Non volere volare

La recensione di Non volere volare, di Hafsteinn Gunnar Sigurosson, a cura di Mariella Cruciani.

Dalla proiezione di Non volere volare del regista e sceneggiatore islandese Hafsteinn Gunnar Sigurosson si esce come frastornati e incerti su cosa si è visto: un lavoro filosofico-esistenziale camuffato da film (quasi) d’azione o viceversa?

L’avvio della vicenda è semplice: come nel recente esordio di Margherita Buy, il tema di fondo è la fobia del volo. Per superarla, tre personaggi, molto diversi tra loro (Sarah, imprenditrice edile innamorata, Alfons, inventore di un’app e goffo fidanzato di una influencer ed Edward, scrittore e veterano di guerra), si affidano all’agenzia “Viaggiatori Impavidi” ma Charles (Simon Manyonda), la guida, si rivelerà più inesperta e impaurita di loro. Le cose si mettono male da subito: il volo di prova viene posticipato, in seguito c’è un malfunzionamento del motore, infine i quattro impavidi, per tacer dell’accompagnatore, resteranno bloccati in Islanda, prigionieri di una natura livida e inquietante…

Ovviamente, la paura del volo è solo una metafora della più generale incapacità di lasciare e lasciarsi andare: Sarah (Lydia Leonard) teme il confronto con l’ex moglie del compagno, Edward (Timothy Spall) è ancora in preda a paranoie legate alla guerra britannica delle Falkland, Alfons è succube della partner ma riuscirà, sorprendentemente, a liberarsi.

Il film decolla (è il caso di dirlo!) bene ma, nella seconda parte, si assiste ad una brusca virata con un accumulo inverosimile di scene frenetiche e gag che rischiano di spiazzare e stancare lo spettatore.
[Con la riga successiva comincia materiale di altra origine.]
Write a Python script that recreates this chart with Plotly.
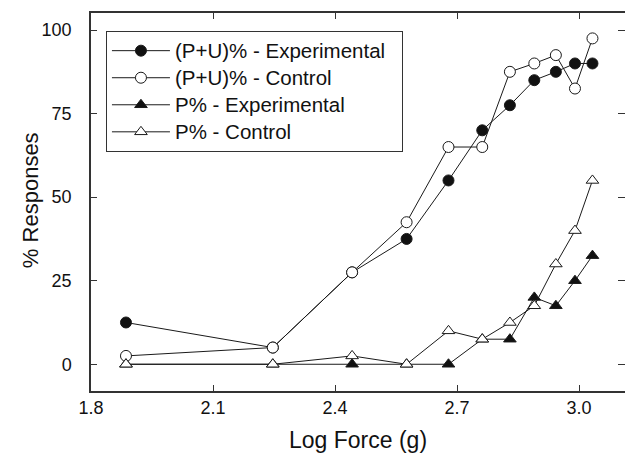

Il giudizio complessivo è, comunque, positivo perché, quando Sigurosson non si lascia sopraffare dalla ricerca dello sketch a ogni costo e si sofferma, invece, sull’umanità fragile dei suoi anti-eroi, riesce a coinvolgere e divertire.

Un po’ di misura, e meno balletto grottesco, avrebbe giovato ma le istruzioni, semiserie, per volare e vivere restano!